● **Goal**
Lines that hold the word "this" should be located and copied.

[Plotting code records]
-- BEGIN --

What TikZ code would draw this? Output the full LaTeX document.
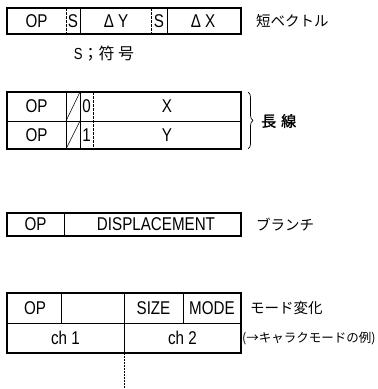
\documentclass[tikz,border=0pt]{standalone}
\usepackage{fontspec}
\setmainfont{Liberation Sans}[FakeStretch=0.82]
\newfontfamily\jp{Noto Sans CJK JP}
\newfontfamily\jpb{Noto Sans CJK JP}[FakeBold=1.5]
\usetikzlibrary{decorations.pathreplacing}
\begin{document}
\begin{tikzpicture}[x=1pt,y=-1pt,
  frame/.style={line width=1.2pt},
  sep/.style={line width=0.55pt},
  dsep/.style={line width=0.55pt,dash pattern=on 3pt off 1pt},
  ftxt/.style={inner sep=0pt,font=\fontsize{18.5}{20}\selectfont},
  jtxt/.style={inner sep=0pt,anchor=west,font=\fontsize{14.5}{16}\selectfont\jp}]
\useasboundingbox (0,0) rectangle (378,389);
% ---- box 1: short vector
\draw[frame] (7,8) rectangle (241,34);
\draw[dsep] (66,8) -- (66,34);
\draw[sep] (80,8) -- (80,34);
\draw[dsep] (151,8) -- (151,34);
\draw[sep] (167,8) -- (167,34);
\node[ftxt] (b1op) at (36.5,21) {OP};
\node[ftxt] (b1s1) at (73,21) {S};
\node[ftxt] (b1dy) at (116,21) {Δ Y};
\node[ftxt] (b1s2) at (159,21) {S};
\node[ftxt] (b1dx) at (203,21) {Δ X};
\node[jtxt] (l1) at (256,21) {短ベクトル};
\node[inner sep=0pt,font=\fontsize{16}{18}\selectfont] (snote) at (104,54) {S\jp；符 号};
% ---- box 2: long line
\draw[frame] (7,92) rectangle (241,149);
\draw[sep] (7,121) -- (241,121);
\draw[sep] (66,92) -- (66,149);
\draw[sep] (80,92) -- (80,149);
\draw[dsep] (93,92) -- (93,149);
\draw[sep] (66,121) -- (80,92);
\draw[sep] (66,149) -- (80,121);
\node[ftxt] (b2op1) at (36.5,106.5) {OP};
\node[ftxt] (b2op2) at (36.5,135) {OP};
\node[ftxt] (b2z) at (86.5,106.5) {0};
\node[ftxt] (b2o) at (86.5,135) {1};
\node[ftxt] (b2x) at (167,106.5) {X};
\node[ftxt] (b2y) at (167,135) {Y};
\coordinate (brT) at (248,92);
\coordinate (brB) at (248,149);
\draw[line width=0.7pt,decorate,decoration={brace,amplitude=5pt}] (brT) -- (brB);
\node[jtxt,font=\fontsize{15}{17}\selectfont\jpb] (l2) at (261,121) {長\,\,線};
% ---- box 3: branch
\draw[frame] (7,213) rectangle (241,236);
\draw[sep] (64,213) -- (64,236);
\node[ftxt] (b3op) at (35.5,224.5) {OP};
\node[ftxt] (b3d) at (156,224.5) {DISPLACEMENT};
\node[jtxt] (l3) at (256,224.5) {ブランチ};
% ---- box 4: mode change
\draw[frame] (7,293) rectangle (241,353);
\draw[sep] (7,323) -- (241,323);
\draw[sep] (61,293) -- (61,323);
\draw[sep] (124,293) -- (124,353);
\draw[sep] (183,293) -- (183,323);
\node[ftxt] (b4op) at (35,308) {OP};
\node[ftxt] (b4sz) at (153.5,308) {SIZE};
\node[ftxt] (b4md) at (212,308) {MODE};
\node[ftxt] (b4c1) at (65.5,338) {ch 1};
\node[ftxt] (b4c2) at (182.5,338) {ch 2};
\coordinate (dtop) at (124,353);
\coordinate (dbot) at (124,388);
\draw[line width=0.9pt,dash pattern=on 1.5pt off 1.5pt] (dtop) -- (dbot);
\node[jtxt] (l4) at (250,308) {モード変化};
\node[jtxt,font=\fontsize{12.5}{14}\selectfont\jp] (l5) at (242,338) {(→キャラクモードの例)};
\end{tikzpicture}
\end{document}
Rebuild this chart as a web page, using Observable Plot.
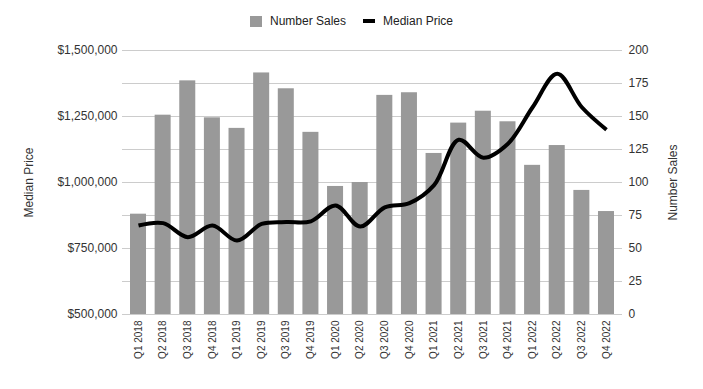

-- END --

● **Solution below**
What TikZ code would draw this? Output the full LaTeX document.
Rebuild this chart as a web page, using Observable Plot.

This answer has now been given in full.